Alguien grita desde la calle, pero ahí dentro el apuro y el grito se adormecen.

Clara terminó la carrera de Comunicación Social pero nunca ejerció. Nunca convencionalmente. “Aquí, en este espacio, ejerzo la comunicación más que en ningún otro lado. Persona a persona, y tú sabes que siente el otro y desde donde lo está diciendo” dice. Y agrega: “Este es un negocio verdaderamente alternativo. No productivo, o no al menos, productivo como se puede medir una Coca Cola o una cajetilla de cigarrillos.
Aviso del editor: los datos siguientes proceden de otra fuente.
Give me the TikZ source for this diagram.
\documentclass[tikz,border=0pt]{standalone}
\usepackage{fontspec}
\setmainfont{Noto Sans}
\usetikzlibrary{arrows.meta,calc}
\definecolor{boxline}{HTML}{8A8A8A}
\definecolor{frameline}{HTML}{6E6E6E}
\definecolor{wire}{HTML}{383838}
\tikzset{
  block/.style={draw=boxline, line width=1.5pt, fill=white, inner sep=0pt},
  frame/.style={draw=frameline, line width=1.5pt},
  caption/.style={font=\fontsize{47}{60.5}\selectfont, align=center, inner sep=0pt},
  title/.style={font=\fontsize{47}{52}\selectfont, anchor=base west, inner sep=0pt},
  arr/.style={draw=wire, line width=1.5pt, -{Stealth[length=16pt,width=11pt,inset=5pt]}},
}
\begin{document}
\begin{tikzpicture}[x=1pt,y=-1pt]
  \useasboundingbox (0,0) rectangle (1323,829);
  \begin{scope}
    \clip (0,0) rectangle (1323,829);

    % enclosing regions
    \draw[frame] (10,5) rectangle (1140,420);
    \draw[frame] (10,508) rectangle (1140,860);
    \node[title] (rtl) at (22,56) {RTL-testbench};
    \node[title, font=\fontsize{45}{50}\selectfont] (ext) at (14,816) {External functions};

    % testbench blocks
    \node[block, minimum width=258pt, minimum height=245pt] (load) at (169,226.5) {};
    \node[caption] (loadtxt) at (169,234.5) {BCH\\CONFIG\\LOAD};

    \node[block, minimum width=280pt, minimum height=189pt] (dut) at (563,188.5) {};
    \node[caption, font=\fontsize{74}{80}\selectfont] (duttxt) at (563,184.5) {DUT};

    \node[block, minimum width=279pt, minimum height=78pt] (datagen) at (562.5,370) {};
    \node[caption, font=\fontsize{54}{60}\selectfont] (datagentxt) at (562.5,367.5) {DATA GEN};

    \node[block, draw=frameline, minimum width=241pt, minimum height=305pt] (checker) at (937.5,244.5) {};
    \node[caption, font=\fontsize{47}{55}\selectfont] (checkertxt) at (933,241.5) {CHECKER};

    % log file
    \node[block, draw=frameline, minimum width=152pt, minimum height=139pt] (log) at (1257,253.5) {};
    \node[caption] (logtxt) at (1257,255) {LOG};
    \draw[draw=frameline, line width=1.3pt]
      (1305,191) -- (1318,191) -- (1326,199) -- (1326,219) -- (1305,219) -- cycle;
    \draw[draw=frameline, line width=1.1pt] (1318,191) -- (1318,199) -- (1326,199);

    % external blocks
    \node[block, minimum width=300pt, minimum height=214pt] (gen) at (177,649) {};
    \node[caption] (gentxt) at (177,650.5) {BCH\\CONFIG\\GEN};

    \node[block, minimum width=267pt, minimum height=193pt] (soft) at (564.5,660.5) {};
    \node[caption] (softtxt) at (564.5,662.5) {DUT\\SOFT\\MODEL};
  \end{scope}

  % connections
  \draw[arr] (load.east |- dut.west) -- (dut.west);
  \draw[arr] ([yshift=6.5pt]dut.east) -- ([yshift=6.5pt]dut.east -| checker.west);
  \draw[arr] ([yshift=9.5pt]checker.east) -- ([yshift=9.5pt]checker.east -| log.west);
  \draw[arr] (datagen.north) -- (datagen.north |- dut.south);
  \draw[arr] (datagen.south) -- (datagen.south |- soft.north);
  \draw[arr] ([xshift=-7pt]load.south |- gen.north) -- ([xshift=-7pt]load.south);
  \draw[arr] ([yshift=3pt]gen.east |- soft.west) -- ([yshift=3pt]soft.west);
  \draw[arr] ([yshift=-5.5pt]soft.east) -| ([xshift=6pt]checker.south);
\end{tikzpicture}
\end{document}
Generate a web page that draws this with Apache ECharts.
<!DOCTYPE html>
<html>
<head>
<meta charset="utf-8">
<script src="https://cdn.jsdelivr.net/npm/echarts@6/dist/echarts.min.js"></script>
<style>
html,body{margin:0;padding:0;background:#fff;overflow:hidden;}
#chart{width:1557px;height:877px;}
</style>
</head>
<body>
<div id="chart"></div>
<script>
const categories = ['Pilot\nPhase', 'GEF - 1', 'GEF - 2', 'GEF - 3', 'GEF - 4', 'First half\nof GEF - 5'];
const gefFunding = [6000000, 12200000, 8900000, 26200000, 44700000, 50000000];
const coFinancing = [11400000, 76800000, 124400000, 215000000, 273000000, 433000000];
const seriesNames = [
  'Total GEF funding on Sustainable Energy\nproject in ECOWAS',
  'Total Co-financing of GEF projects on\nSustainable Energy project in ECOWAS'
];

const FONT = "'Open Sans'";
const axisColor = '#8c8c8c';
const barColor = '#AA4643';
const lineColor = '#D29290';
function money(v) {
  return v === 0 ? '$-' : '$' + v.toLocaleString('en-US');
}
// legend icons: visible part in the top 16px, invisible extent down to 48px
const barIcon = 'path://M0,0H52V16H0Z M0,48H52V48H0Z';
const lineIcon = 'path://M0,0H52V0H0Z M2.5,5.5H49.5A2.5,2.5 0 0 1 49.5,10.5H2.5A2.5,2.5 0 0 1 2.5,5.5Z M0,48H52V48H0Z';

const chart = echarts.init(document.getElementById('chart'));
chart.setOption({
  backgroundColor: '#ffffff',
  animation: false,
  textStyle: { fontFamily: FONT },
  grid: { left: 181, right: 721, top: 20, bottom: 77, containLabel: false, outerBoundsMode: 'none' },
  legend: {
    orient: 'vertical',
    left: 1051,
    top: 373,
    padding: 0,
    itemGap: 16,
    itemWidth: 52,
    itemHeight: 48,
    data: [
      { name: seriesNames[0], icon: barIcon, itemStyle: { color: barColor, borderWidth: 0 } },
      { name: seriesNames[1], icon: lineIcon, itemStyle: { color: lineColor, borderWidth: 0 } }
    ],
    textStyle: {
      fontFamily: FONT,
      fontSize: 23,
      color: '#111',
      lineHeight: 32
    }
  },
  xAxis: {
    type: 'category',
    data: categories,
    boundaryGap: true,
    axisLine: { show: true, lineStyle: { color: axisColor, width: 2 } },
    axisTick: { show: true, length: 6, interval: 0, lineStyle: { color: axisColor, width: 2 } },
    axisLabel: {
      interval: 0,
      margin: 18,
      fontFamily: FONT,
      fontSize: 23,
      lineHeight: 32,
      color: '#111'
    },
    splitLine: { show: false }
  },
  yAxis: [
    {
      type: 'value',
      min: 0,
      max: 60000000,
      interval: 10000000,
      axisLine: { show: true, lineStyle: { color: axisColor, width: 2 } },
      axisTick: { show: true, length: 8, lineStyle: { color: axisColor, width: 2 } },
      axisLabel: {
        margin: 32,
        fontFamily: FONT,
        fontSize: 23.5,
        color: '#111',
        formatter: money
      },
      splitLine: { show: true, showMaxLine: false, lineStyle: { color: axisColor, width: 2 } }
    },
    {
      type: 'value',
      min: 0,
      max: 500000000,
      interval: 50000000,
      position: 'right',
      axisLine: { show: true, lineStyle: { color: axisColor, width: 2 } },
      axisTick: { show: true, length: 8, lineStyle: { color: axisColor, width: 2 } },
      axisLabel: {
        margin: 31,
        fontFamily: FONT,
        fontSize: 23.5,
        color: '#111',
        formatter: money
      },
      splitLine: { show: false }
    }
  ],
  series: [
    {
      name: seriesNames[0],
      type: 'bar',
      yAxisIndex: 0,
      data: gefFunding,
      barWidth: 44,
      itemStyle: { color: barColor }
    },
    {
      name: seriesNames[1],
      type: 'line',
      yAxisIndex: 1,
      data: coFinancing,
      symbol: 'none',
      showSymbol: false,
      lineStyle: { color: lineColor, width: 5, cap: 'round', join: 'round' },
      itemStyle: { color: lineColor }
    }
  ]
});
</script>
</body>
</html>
Los tesoros siempre están escondidos y mientras a uno no se le acabe el amor por esta actividad, pues seguiremos aquí. Si cerraron en el mundo 10.000 librerías y uno puede seguir en una actividad que ama, que la disfruta, que la lleva con felicidad, pues sigamos. Yo llego a mi casa y me voy a ver las estrellas con Pistacho, mi perro que es un perro que encontré en la calle hace como un año”

* * *

Ya la noche se pliega sobre la ciudad. Es hora de cerrar. Ella va y viene, a paso lento, de mostrador a mostrador, hasta el fondo. Vuelve. Apaga unas luces, pasa los dedos sobre el lomo de algunos libros viejos y comenta: “Tenemos que volvernos buenos lectores pero no sólo de libros, también del vivir diario”. Y sonríe, tantas muecas al decir.

Clara empieza a bajar las persianas de su local. A su espalda, ahí nomás, el mundo, esa calle, la lluvia que casi, el frío, la noche, siguen su pavoneo cotidiano. Mientras termina de bajar las persianas va pensando en esos dos que la esperan: las estrellas en el cielo y Pistacho a sus pies.